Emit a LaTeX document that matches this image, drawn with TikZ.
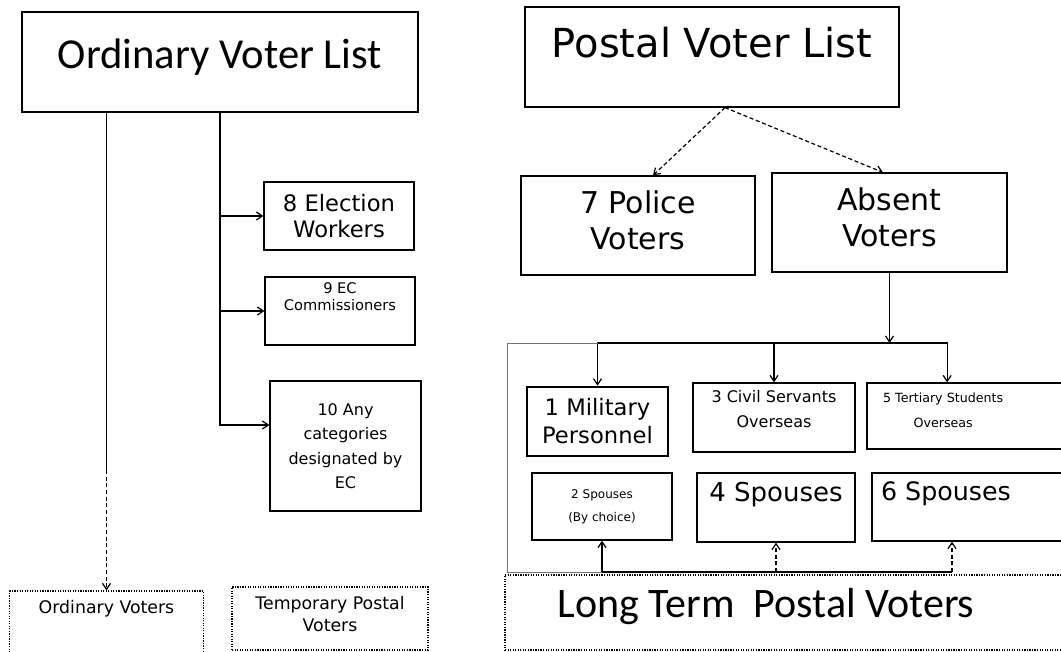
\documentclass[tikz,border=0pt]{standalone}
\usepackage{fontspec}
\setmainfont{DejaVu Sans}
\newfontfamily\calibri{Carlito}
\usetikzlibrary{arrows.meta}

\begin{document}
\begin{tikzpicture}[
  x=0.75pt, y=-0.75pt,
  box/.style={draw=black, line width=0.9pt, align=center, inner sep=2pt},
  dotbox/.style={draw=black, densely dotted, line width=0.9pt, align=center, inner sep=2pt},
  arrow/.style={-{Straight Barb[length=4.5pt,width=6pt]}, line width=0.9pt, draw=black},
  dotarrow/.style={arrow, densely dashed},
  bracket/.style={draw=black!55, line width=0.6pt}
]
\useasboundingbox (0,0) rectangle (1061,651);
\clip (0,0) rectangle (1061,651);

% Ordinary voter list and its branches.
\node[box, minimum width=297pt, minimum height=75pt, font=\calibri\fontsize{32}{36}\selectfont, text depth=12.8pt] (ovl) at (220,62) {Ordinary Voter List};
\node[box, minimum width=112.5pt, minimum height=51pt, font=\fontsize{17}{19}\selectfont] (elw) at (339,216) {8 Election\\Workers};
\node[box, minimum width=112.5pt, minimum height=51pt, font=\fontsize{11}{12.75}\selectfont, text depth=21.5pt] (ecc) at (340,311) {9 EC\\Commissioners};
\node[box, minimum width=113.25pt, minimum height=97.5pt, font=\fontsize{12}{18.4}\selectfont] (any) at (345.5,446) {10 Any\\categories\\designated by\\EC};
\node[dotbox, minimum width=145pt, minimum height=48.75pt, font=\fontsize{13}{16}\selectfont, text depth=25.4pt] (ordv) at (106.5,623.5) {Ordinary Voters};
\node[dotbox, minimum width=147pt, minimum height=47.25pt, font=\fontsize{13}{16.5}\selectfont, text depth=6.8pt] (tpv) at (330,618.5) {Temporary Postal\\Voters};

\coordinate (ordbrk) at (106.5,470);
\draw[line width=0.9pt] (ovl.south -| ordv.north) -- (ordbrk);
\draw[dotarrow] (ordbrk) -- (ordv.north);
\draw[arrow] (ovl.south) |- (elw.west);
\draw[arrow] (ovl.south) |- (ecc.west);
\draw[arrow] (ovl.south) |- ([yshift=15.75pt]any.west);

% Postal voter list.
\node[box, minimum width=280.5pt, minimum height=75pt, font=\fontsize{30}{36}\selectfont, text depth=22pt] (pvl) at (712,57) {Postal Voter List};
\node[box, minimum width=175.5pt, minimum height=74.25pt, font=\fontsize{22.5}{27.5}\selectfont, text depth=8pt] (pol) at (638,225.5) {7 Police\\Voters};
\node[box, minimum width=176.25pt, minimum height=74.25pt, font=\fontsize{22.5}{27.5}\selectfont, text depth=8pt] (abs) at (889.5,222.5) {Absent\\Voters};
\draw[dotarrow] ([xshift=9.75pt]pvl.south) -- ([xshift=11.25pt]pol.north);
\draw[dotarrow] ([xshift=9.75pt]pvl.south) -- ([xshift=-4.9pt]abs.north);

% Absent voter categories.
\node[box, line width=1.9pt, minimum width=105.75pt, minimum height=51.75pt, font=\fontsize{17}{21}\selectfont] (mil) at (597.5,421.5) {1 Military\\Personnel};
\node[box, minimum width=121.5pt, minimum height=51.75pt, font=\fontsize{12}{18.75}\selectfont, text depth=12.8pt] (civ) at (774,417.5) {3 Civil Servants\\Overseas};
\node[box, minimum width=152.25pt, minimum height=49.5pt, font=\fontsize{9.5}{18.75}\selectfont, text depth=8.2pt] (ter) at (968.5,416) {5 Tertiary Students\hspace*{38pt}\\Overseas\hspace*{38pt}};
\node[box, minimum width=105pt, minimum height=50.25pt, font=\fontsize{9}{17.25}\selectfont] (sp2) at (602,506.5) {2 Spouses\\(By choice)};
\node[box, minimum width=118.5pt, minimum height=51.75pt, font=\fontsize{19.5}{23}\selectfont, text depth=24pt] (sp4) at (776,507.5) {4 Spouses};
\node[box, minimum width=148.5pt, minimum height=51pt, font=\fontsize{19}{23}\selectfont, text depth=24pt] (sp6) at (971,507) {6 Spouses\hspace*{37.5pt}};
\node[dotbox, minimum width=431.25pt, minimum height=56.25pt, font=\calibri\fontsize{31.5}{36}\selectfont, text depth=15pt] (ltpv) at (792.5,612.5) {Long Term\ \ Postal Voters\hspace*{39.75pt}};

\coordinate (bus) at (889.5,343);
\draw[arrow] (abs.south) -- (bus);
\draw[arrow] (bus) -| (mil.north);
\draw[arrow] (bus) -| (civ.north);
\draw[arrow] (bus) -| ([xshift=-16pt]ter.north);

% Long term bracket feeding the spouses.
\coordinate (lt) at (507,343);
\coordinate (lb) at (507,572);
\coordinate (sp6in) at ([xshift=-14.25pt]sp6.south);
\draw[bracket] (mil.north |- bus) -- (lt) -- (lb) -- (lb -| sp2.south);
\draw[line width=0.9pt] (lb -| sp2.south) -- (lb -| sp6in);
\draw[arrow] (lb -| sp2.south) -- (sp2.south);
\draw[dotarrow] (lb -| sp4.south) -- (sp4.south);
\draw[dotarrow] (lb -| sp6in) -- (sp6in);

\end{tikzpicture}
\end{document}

☆ ☆ ☆ ☆ ☆ ☆ ☆

#### EXERCISE TASK:
In your copy, leave out the pictures and reproduce the material above exactly.

#### FINISHED TASK:
Emit a LaTeX document that matches this image, drawn with TikZ.
\documentclass[tikz,border=0pt]{standalone}
\usepackage{fontspec}
\setmainfont{DejaVu Sans}
\newfontfamily\calibri{Carlito}
\usetikzlibrary{arrows.meta}

\begin{document}
\begin{tikzpicture}[
  x=0.75pt, y=-0.75pt,
  box/.style={draw=black, line width=0.9pt, align=center, inner sep=2pt},
  dotbox/.style={draw=black, densely dotted, line width=0.9pt, align=center, inner sep=2pt},
  arrow/.style={-{Straight Barb[length=4.5pt,width=6pt]}, line width=0.9pt, draw=black},
  dotarrow/.style={arrow, densely dashed},
  bracket/.style={draw=black!55, line width=0.6pt}
]
\useasboundingbox (0,0) rectangle (1061,651);
\clip (0,0) rectangle (1061,651);

% Ordinary voter list and its branches.
\node[box, minimum width=297pt, minimum height=75pt, font=\calibri\fontsize{32}{36}\selectfont, text depth=12.8pt] (ovl) at (220,62) {Ordinary Voter List};
\node[box, minimum width=112.5pt, minimum height=51pt, font=\fontsize{17}{19}\selectfont] (elw) at (339,216) {8 Election\\Workers};
\node[box, minimum width=112.5pt, minimum height=51pt, font=\fontsize{11}{12.75}\selectfont, text depth=21.5pt] (ecc) at (340,311) {9 EC\\Commissioners};
\node[box, minimum width=113.25pt, minimum height=97.5pt, font=\fontsize{12}{18.4}\selectfont] (any) at (345.5,446) {10 Any\\categories\\designated by\\EC};
\node[dotbox, minimum width=145pt, minimum height=48.75pt, font=\fontsize{13}{16}\selectfont, text depth=25.4pt] (ordv) at (106.5,623.5) {Ordinary Voters};
\node[dotbox, minimum width=147pt, minimum height=47.25pt, font=\fontsize{13}{16.5}\selectfont, text depth=6.8pt] (tpv) at (330,618.5) {Temporary Postal\\Voters};

\coordinate (ordbrk) at (106.5,470);
\draw[line width=0.9pt] (ovl.south -| ordv.north) -- (ordbrk);
\draw[dotarrow] (ordbrk) -- (ordv.north);
\draw[arrow] (ovl.south) |- (elw.west);
\draw[arrow] (ovl.south) |- (ecc.west);
\draw[arrow] (ovl.south) |- ([yshift=15.75pt]any.west);

% Postal voter list.
\node[box, minimum width=280.5pt, minimum height=75pt, font=\fontsize{30}{36}\selectfont, text depth=22pt] (pvl) at (712,57) {Postal Voter List};
\node[box, minimum width=175.5pt, minimum height=74.25pt, font=\fontsize{22.5}{27.5}\selectfont, text depth=8pt] (pol) at (638,225.5) {7 Police\\Voters};
\node[box, minimum width=176.25pt, minimum height=74.25pt, font=\fontsize{22.5}{27.5}\selectfont, text depth=8pt] (abs) at (889.5,222.5) {Absent\\Voters};
\draw[dotarrow] ([xshift=9.75pt]pvl.south) -- ([xshift=11.25pt]pol.north);
\draw[dotarrow] ([xshift=9.75pt]pvl.south) -- ([xshift=-4.9pt]abs.north);

% Absent voter categories.
\node[box, line width=1.9pt, minimum width=105.75pt, minimum height=51.75pt, font=\fontsize{17}{21}\selectfont] (mil) at (597.5,421.5) {1 Military\\Personnel};
\node[box, minimum width=121.5pt, minimum height=51.75pt, font=\fontsize{12}{18.75}\selectfont, text depth=12.8pt] (civ) at (774,417.5) {3 Civil Servants\\Overseas};
\node[box, minimum width=152.25pt, minimum height=49.5pt, font=\fontsize{9.5}{18.75}\selectfont, text depth=8.2pt] (ter) at (968.5,416) {5 Tertiary Students\hspace*{38pt}\\Overseas\hspace*{38pt}};
\node[box, minimum width=105pt, minimum height=50.25pt, font=\fontsize{9}{17.25}\selectfont] (sp2) at (602,506.5) {2 Spouses\\(By choice)};
\node[box, minimum width=118.5pt, minimum height=51.75pt, font=\fontsize{19.5}{23}\selectfont, text depth=24pt] (sp4) at (776,507.5) {4 Spouses};
\node[box, minimum width=148.5pt, minimum height=51pt, font=\fontsize{19}{23}\selectfont, text depth=24pt] (sp6) at (971,507) {6 Spouses\hspace*{37.5pt}};
\node[dotbox, minimum width=431.25pt, minimum height=56.25pt, font=\calibri\fontsize{31.5}{36}\selectfont, text depth=15pt] (ltpv) at (792.5,612.5) {Long Term\ \ Postal Voters\hspace*{39.75pt}};

\coordinate (bus) at (889.5,343);
\draw[arrow] (abs.south) -- (bus);
\draw[arrow] (bus) -| (mil.north);
\draw[arrow] (bus) -| (civ.north);
\draw[arrow] (bus) -| ([xshift=-16pt]ter.north);

% Long term bracket feeding the spouses.
\coordinate (lt) at (507,343);
\coordinate (lb) at (507,572);
\coordinate (sp6in) at ([xshift=-14.25pt]sp6.south);
\draw[bracket] (mil.north |- bus) -- (lt) -- (lb) -- (lb -| sp2.south);
\draw[line width=0.9pt] (lb -| sp2.south) -- (lb -| sp6in);
\draw[arrow] (lb -| sp2.south) -- (sp2.south);
\draw[dotarrow] (lb -| sp4.south) -- (sp4.south);
\draw[dotarrow] (lb -| sp6in) -- (sp6in);

\end{tikzpicture}
\end{document}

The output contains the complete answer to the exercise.